The weakness of Jacobson's book, ultimately, is not the relative banality of its thesis but the paucity of explanation it offers. The author provides an exhaustive compendium of data that anyone wishing to write about the politics of the Bush years should consult, but the book presents little in the way of an argument about why this is happening or what it means. Jacobson makes a gesture toward Bush's divisive governing style, and another one to the rise of partisan media outlets, but he also notes that Bush represents an extreme point on a fairly continuous trend toward greater levels of polarization. Even Bill Clinton, who self-consciously sought to differentiate himself from the Democratic base and who passed a number of genuinely bipartisan pieces of major legislation, was an extremely polarizing figure when judged by historical standards.
A better place to look for the causes of polarization might be the regional realignment of American politics in the wake of the Civil Rights Act, the subject of Earl and Merle Black's Divided America, which looks at how "national political power is built up from local, state, regional, and sectional bases of support." Perhaps contemporary partisan polarization isn't so hard to explain -- why shouldn't Republicans like Republican presidents while Democrats detest them?
The mysterious thing about America is that this wasn't always so. The reason -- or at least a big part of the reason -- is that, famously, partisanship used to have only a weak correlation with ideology. America produced the polarized politics that is the natural state of two-party systems only after conservative white southerners entered the Republican Party in droves, northern progressives abandoned it, racial minorities solidly lined up with the Democrats, and traditionalist white Catholics became fully assimilated and began voting like traditionalist white Protestants.
Unfortunately, Black and Black's take on all this is not especially enlightening. Their thesis -- the South and the Plains are Republican, the Northeast and the Pacific Coast are Democratic, the Midwest is divided -- is, like Jacobson's, almost laughably banal. But while Jacobson's book backs up a disputable piece of conventional wisdom with convincing evidence, the Blacks' efforts to provide an empirical basis for what everyone already knows do more to undermine their theory than to support it.
The Blacks are the authors of the widely respected study The Rise of the Southern Republicans, and the sections of their new book dealing with the South and related topics are quite interesting. As they cross the Mason-Dixon Line, however, their analysis tends to get slipshod. They attribute the Democratic leaning of the Northeast, for example, to the "racial, religious, and nationality groups that comprise its highly urbanized population," the long experience of the region's Democrats in "constructing and maintaining coalitions based on highly diverse social groups," and the presence of large cities such as New York, Boston, and Philadelphia.
There's obviously something to that, but it misses a crucial point: Large, racially diverse cities in all regions of the country vote Democratic. What makes the Northeast noteworthy is that white, rural states -- such as Vermont, Maine, and increasingly New Hampshire -- do so as well.

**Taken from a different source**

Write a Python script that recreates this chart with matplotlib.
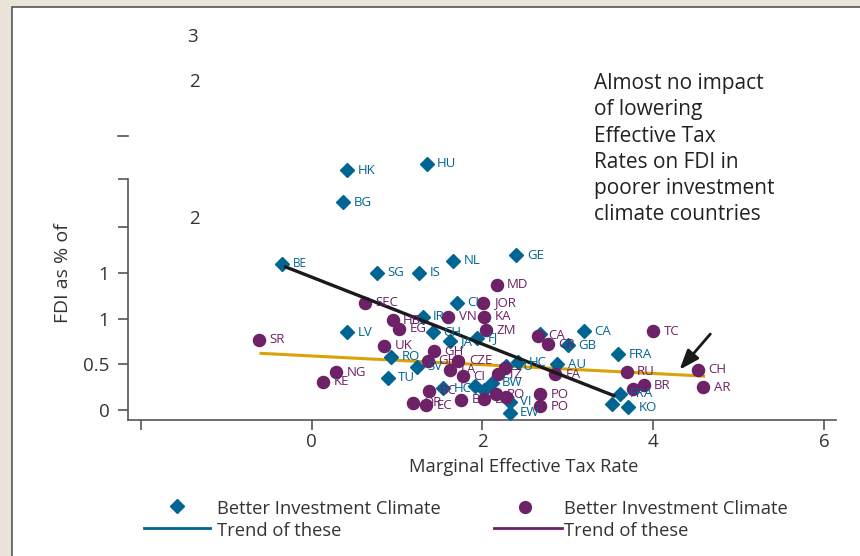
import matplotlib
matplotlib.use("Agg")
import matplotlib.pyplot as plt
from matplotlib.patches import Rectangle
from matplotlib.lines import Line2D

plt.rcParams['font.family'] = ['Open Sans', 'DejaVu Sans']

# ---- data ----
better_labels = ["HK", "HU", "BG", "BE", "SG", "IS", "NL", "GE", "CI", "IR", "CH", "LV",
                 "JA", "FJ", "RO", "SV", "TU", "TU", "HC", "AU", "HC", "", "", "BW",
                 "VI", "EW", "", "GB", "CA", "FRA", "FRA", "", "KO"]
better_x = [0.42, 1.35, 0.37, -0.34, 0.77, 1.26, 1.66, 2.40, 1.70, 1.30, 1.42, 0.42,
            1.62, 1.94, 0.93, 1.23, 0.89, 2.28, 2.42, 2.88, 1.54, 1.91, 2.02, 2.11,
            2.32, 2.32, 2.68, 3.00, 3.19, 3.59, 3.61, 3.52, 3.71]
better_y = [2.62, 2.69, 2.27, 1.60, 1.50, 1.50, 1.63, 1.69, 1.17, 1.02, 0.85, 0.85,
            0.75, 0.79, 0.58, 0.47, 0.35, 0.48, 0.52, 0.50, 0.24, 0.26, 0.22, 0.30,
            0.09, -0.03, 0.83, 0.71, 0.86, 0.61, 0.18, 0.07, 0.03]

poorer_labels = ["MD", "SEC", "JOR", "HB", "VN", "KA", "EG", "ZM", "SR", "UK", "GH", "GH",
                 "CZE", "LA", "CI", "NG", "KE", "TZ", "", "BC", "OR", "EC", "B", "DC",
                 "RO", "", "PO", "PO", "CA", "CR", "TC", "FA", "RU", "CH", "AR", "BR", ""]
poorer_x = [2.17, 0.63, 2.01, 0.95, 1.60, 2.02, 1.03, 2.04, -0.61, 0.85, 1.43, 1.36,
            1.72, 1.62, 1.77, 0.29, 0.14, 2.18, 2.27, 1.38, 1.19, 1.34, 1.75, 2.02,
            2.16, 2.28, 2.68, 2.68, 2.65, 2.77, 4.00, 2.85, 3.69, 4.52, 4.59, 3.89, 3.76]
poorer_y = [1.37, 1.17, 1.17, 0.98, 1.02, 1.02, 0.89, 0.87, 0.77, 0.70, 0.64, 0.54,
            0.54, 0.44, 0.37, 0.41, 0.31, 0.39, 0.455, 0.21, 0.08, 0.05, 0.11, 0.12,
            0.17, 0.145, 0.17, 0.04, 0.81, 0.72, 0.86, 0.39, 0.42, 0.44, 0.25, 0.27, 0.23]

trend_better_x = [-0.32, 3.56]
trend_better_y = [1.57, 0.15]
trend_poorer_x = [-0.61, 4.61]
trend_poorer_y = [0.62, 0.37]

y_ticks = [0, 0.5, 1.0, 1.5, 2.0, 2.525]
y_ticklabels = ["0", "0.5", "1", "1", "", ""]
x_ticks = [-2, 0, 2, 4, 6]
x_ticklabels = ["", "0", "2", "4", "6"]

BLUE = "#006593"
PURPLE = "#6d2166"
GOLD = "#d9a308"
BEIGE = "#ebe4da"
TXT = "#333333"

W, H = 860, 556
fig = plt.figure(figsize=(W / 100, H / 100), dpi=100, facecolor=BEIGE)

# white panel
fig.patches.append(Rectangle((12 / W, -0.05), 1.2, 1 - 7 / H + 0.05,
                             transform=fig.transFigure, facecolor="white",
                             edgecolor="#555555", lw=1.2, zorder=-5))

# axes geometry (pixel based)
x0px, ux = 311.5, 85.4
y0px, uy = 410.0, 91.5
left_px, right_px = 128, 836
bot_px, top_px = 420, 140
xmin = (left_px - x0px) / ux
xmax = (right_px - x0px) / ux
ymin = (y0px - bot_px) / uy
ymax = (y0px - top_px) / uy
ax = fig.add_axes([left_px / W, 1 - bot_px / H, (right_px - left_px) / W, (bot_px - top_px) / H])
ax.set_facecolor("none")
ax.set_xlim(xmin, xmax)
ax.set_ylim(ymin, ymax)

for s in ["top", "right"]:
    ax.spines[s].set_visible(False)
for s in ["left", "bottom"]:
    ax.spines[s].set_color("#555555")
    ax.spines[s].set_linewidth(1.2)
ax.spines["left"].set_bounds(ymin, 2.525)

ax.set_yticks(y_ticks)
ax.set_yticklabels(y_ticklabels)
ax.set_xticks(x_ticks)
ax.set_xticklabels(x_ticklabels)
ax.tick_params(axis="both", direction="out", length=7.5, width=1.2, color="#555555",
               labelsize=13.5, labelcolor=TXT)
ax.tick_params(axis="y", pad=6)
ax.tick_params(axis="x", pad=2)

# trend lines
ax.plot(trend_poorer_x, trend_poorer_y, color=GOLD, lw=2.2, zorder=2, solid_capstyle="butt")
ax.plot(trend_better_x, trend_better_y, color="#1a1a1a", lw=2.4, zorder=4, solid_capstyle="butt")

# points
ax.plot(better_x, better_y, linestyle="none", marker="D", ms=7.6, color=BLUE, zorder=3)
ax.plot(poorer_x, poorer_y, linestyle="none", marker="o", ms=8.7, color=PURPLE, zorder=3)

for lab, x, y in zip(better_labels, better_x, better_y):
    if lab:
        ax.annotate(lab, (x, y), xytext=(7.5, 0), textcoords="offset points",
                    fontsize=9.5 if lab != "BE" else 8.5, color=BLUE, va="center", ha="left", zorder=5)
for lab, x, y in zip(poorer_labels, poorer_x, poorer_y):
    if lab:
        ax.annotate(lab, (x, y), xytext=(7.5, 0), textcoords="offset points",
                    fontsize=9.5, color=PURPLE, va="center", ha="left", zorder=5)

# arrow
ax.annotate("", xy=(4.31, 0.44), xytext=(4.67, 0.83),
            arrowprops=dict(arrowstyle="-|>,head_length=1.2,head_width=0.45",
                            color="#1a1a1a", lw=2.0, shrinkA=0, shrinkB=0), zorder=6)

# annotation text
fig.text(594 / W, 1 - 73 / H,
         "Almost no impact\nof lowering\nEffective Tax\nRates on FDI in\npoorer investment\nclimate countries",
         fontsize=15, color="#222222", va="top", ha="left", linespacing=1.33)

# axis labels
fig.text(63 / W, 1 - 273 / H, "FDI as % of", rotation=90, fontsize=14, color=TXT,
         ha="center", va="center")
fig.text(524 / W, 1 - 467 / H, "Marginal Effective Tax Rate", fontsize=13.2, color=TXT,
         ha="center", va="center")

# stray labels
for s, px, py in [("3", 193, 37), ("2", 194, 82), ("2", 194, 219)]:
    fig.text(px / W, 1 - py / H, s, fontsize=13.5, color=TXT, ha="center", va="center")
fig.add_artist(Line2D([118 / W, 128 / W], [1 - 136 / H, 1 - 136 / H], transform=fig.transFigure,
                      color="#555555", lw=1.2))

# legend (manual)
fig.add_artist(Line2D([177 / W], [1 - 506 / H], transform=fig.transFigure, marker="D",
                      ms=7.5, color=BLUE, linestyle="none"))
fig.add_artist(Line2D([144 / W, 210 / W], [1 - 528 / H, 1 - 528 / H], transform=fig.transFigure,
                      color=BLUE, lw=2))
fig.text(217 / W, 1 - 509 / H, "Better Investment Climate", fontsize=13.2, color=TXT,
         ha="left", va="center")
fig.text(217 / W, 1 - 531 / H, "Trend of these", fontsize=13.2, color=TXT, ha="left", va="center")

fig.add_artist(Line2D([525 / W], [1 - 507 / H], transform=fig.transFigure, marker="o",
                      ms=8.5, color=PURPLE, linestyle="none"))
fig.add_artist(Line2D([494 / W, 562 / W], [1 - 528 / H, 1 - 528 / H], transform=fig.transFigure,
                      color=PURPLE, lw=2))
fig.text(564 / W, 1 - 509 / H, "Better Investment Climate", fontsize=13.2, color=TXT,
         ha="left", va="center")
fig.text(564 / W, 1 - 531 / H, "Trend of these", fontsize=13.2, color=TXT, ha="left", va="center")

fig.savefig("out.png", dpi=100, facecolor=BEIGE)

More to the point, the broader logic of regionalism appears questionable in many respects. If you want to understand the political dynamics in, say, Las Vegas, you should look at a whole class of high-growth Sun Belt cities with large Latino populations, including Houston, Phoenix, and Los Angeles. You don't want to be told that Vegas, like Phoenix, is part of the "Mountains/Plains region" along with rural Utah, Omaha, and Fargo, whereas Los Angeles is in the "Pacific" and Houston is part of the "South."

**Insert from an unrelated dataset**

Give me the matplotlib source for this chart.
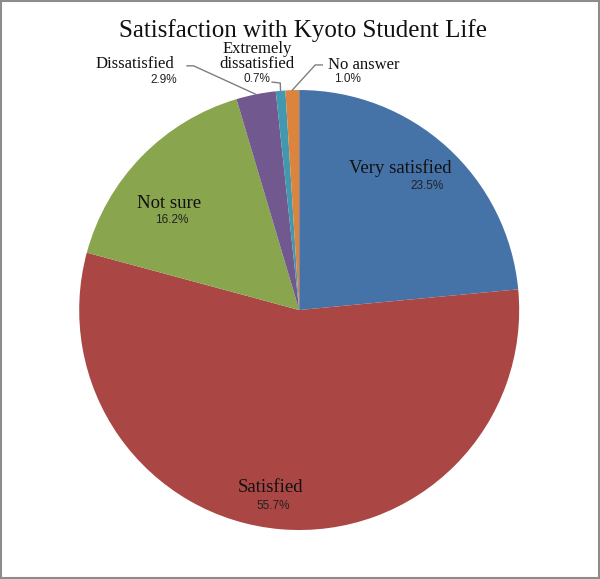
import matplotlib.pyplot as plt
import numpy as np
from matplotlib.patches import Rectangle

# data ========================================================================
categories = ['Very satisfied', 'Satisfied', 'Not sure', 'Dissatisfied',
              'Extremely\ndissatisfied', 'No answer']
values = [23.5, 55.7, 16.2, 2.9, 0.7, 1.0]
colors = ['#4572A7', '#AA4643', '#89A54E', '#71588F', '#4198AF', '#DB843D']

# label positions (inside labels and outside ones with leaders)
name_pos = [(0.46, 0.645), (-0.13, -0.805), (-0.59, 0.486),
            (-0.745, 1.118), (-0.19, 1.152), (0.295, 1.114)]
pct_pos = [(0.58, 0.564), (-0.12, -0.89), (-0.58, 0.41),
           (-0.614, 1.045), (-0.19, 1.052), (0.218, 1.052)]
name_size = [13.5, 13.5, 13.5, 12, 12, 12]

fig = plt.figure(figsize=(6.0, 5.79), dpi=100)
fig.patches.append(Rectangle((0.002, 0.002), 0.996, 0.996, transform=fig.transFigure,
                             fill=False, edgecolor='#8c8c8c', linewidth=1.5))

ax = fig.add_axes([0.132, 0.0846, 0.7333, 0.7599])
wedges, _ = ax.pie(values, colors=colors, startangle=90, counterclock=False,
                   radius=1.0, wedgeprops=dict(linewidth=0))
ax.set_xlim(-1, 1)
ax.set_ylim(-1, 1)
ax.set_aspect('equal')

for i, w in enumerate(wedges):
    nx, ny = name_pos[i]
    px, py = pct_pos[i]
    ax.text(nx, ny, categories[i], ha='center', va='center', fontsize=name_size[i],
            family='Liberation Serif', color='#111111', clip_on=False,
            linespacing=0.95)
    ax.text(px, py, '%.1f%%' % values[i], ha='center', va='center', fontsize=8.5,
            family='Liberation Sans', color='#222222', clip_on=False)
    if i >= 3:
        mid = np.deg2rad((w.theta1 + w.theta2) / 2)
        ex, ey = np.cos(mid), np.sin(mid)
        if i == 3:
            xs = [-0.51, -0.48, ex]
            ys = [1.11, 1.11, ey]
        elif i == 4:
            xs = [-0.123, -0.086, ex]
            ys = [1.036, 1.032, ey]
        else:
            xs = [0.105, 0.073, ex]
            ys = [1.114, 1.114, ey]
        ax.plot(xs, ys, color='#7f7f7f', linewidth=1, clip_on=False)

fig.text(0.505, 0.948, 'Satisfaction with Kyoto Student Life', ha='center',
         va='center', fontsize=18, family='Liberation Serif', color='#111111')

plt.savefig('out.png', dpi=100)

The impulse to describe American politics in regionalist terms is an understandable reflex for authors who've specialized in the political history of Dixie, and it well suits the recent preoccupation with red states versus blue states. As is well known, however, when you bore down to the county level, there is little evidence of kinds of states, as opposed to kinds of places. College towns, cities, and the inner suburbs of very large cities tend to vote Democratic; less-populated, whiter places tend to vote Republican. The state-by-state aggregates matter, of course, because that's how electoral votes and Senate seats get parceled out. For analytic purposes, however, the point is that Illinois contains a giant city and Indiana does not -- not that Hoosiers, as such, have some characteristics of Republican-ness that demographically similar residents of Illinois lack.

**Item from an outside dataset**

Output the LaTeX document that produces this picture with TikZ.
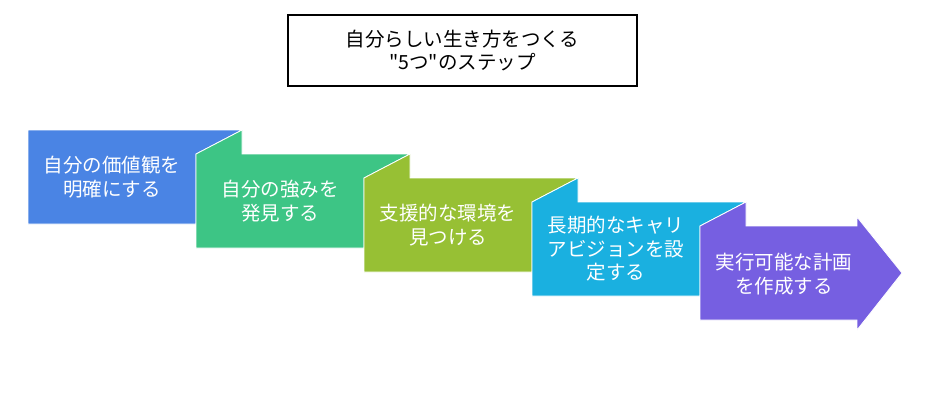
\documentclass[tikz,border=0pt]{standalone}
\usepackage{fontspec}
\setmainfont{Noto Sans CJK JP}[Ligatures=TeXOff]
\usepackage{tikz}
\definecolor{stepblue}{HTML}{4A84E4}
\definecolor{stepgreen}{HTML}{3DC585}
\definecolor{stepolive}{HTML}{97C034}
\definecolor{stepcyan}{HTML}{1AB0E0}
\definecolor{steppurple}{HTML}{765FE1}
\tikzset{
  steptext/.style={text=white, align=center, font=\fontsize{19.5}{23.5}\selectfont},
  stepshape/.style={draw=white, line width=0.8pt, line join=miter}
}

\begin{document}
\begin{tikzpicture}[x=1pt, y=-1pt]
    \useasboundingbox (0, 0) rectangle (927, 412);

    \node [draw, line width=1.5pt, minimum width=349pt, minimum height=71pt,
      align=center, font=\fontsize{19.5}{23.5}\selectfont] (title) at (462.5, 50.5)
      {自分らしい生き方をつくる\\"5つ"のステップ};

    \foreach \i/\col/\txt in {0/stepblue/{自分の価値観を\\明確にする},
        1/stepgreen/{自分の強みを\\発見する},
        2/stepolive/{支援的な環境を\\見つける},
        3/stepcyan/{長期的なキャリ\\アビジョンを設\\定する}} {
      \pgfmathsetmacro\xa{28 + 168 * \i}
      \pgfmathsetmacro\ya{130 + 24 * \i}
      \pgfmathsetmacro\f{\i > 0 ? 1 : 0}
      \filldraw [stepshape, fill=\col] (\xa, \ya) -- (\xa + 46 * \f, \ya - 24 * \f)
        -- (\xa + 46 * \f, \ya) -- (\xa + 214, \ya) -- (\xa + 168, \ya + 24)
        -- (\xa + 168, \ya + 94) -- (\xa, \ya + 94) -- cycle;
      \node [steptext] (step\i) at (\xa + 84, \ya + 47) {\txt};
    }

    \filldraw [stepshape, fill=steppurple] (700, 226) -- (746, 202) -- (746, 226)
      -- (857, 226) -- (857, 217) -- (902, 273) -- (857, 330) -- (857, 320)
      -- (700, 320) -- cycle;
    \node [steptext] (step4) at (784, 274) {実行可能な計画\\を作成する};
  \end{tikzpicture}
\end{document}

Following this thinking all the way up to the regional level makes the reasoning still less illuminating. To say that Alaska belongs in a Pacific region along with Washington, Oregon, California, and Hawaii does nothing to enhance our understanding of the politics of any of those places. Worse, the regional frame winds up obscuring what's actually happening in American politics. The Blacks' conceit is that both parties start with their regional bases and then fight it out in "The Divided Midwest." That's true, but the South contains the closely contested (albeit, in demographic terms, not entirely southern) state of Florida, whose decisive role in recent American politics is not exactly obscure. What's more, the image of trench warfare between the two parties over the midwestern no-man's-land obscures the system's potential for dynamism. California, after all, flipped from Republican stronghold to Democratic pillar in very little time as a result of demographic and other changes. It's not absurd for Democrats to hope for a similar pattern in the Southwest (perhaps eventually including Texas) and Virginia (Maryland, after all, voted with the South once upon a time), or for the Republicans to hope that suburbanization and deunionization will help their cause in the Midwest.
A glance at Jacobson's poll charts reminds us what a fleeting thing political success is. Polarization has been a semi-constant theme of the Bush years, but the president who once enjoyed record-high approval levels is, today, flirting with Nixon territory. The political X-factor, as Harold MacMillan famously remarked, is "events, my dear boy, events." Had Bush responded effectively to the challenges of 9-11, one could imagine the GOP regaining Reaganesque levels of dominance. Instead, his policies have failed and created a moment of opportunity for Democrats -- one whose outcome, boring as it is to observe, will depend in part on the quality of their own efforts and in part on events outside their control. Popular (or unpopular) response to contingencies, if sustained, can create not just the appearance of political dominance but the reality as well.
Matthew Yglesias is a Prospect staff writer.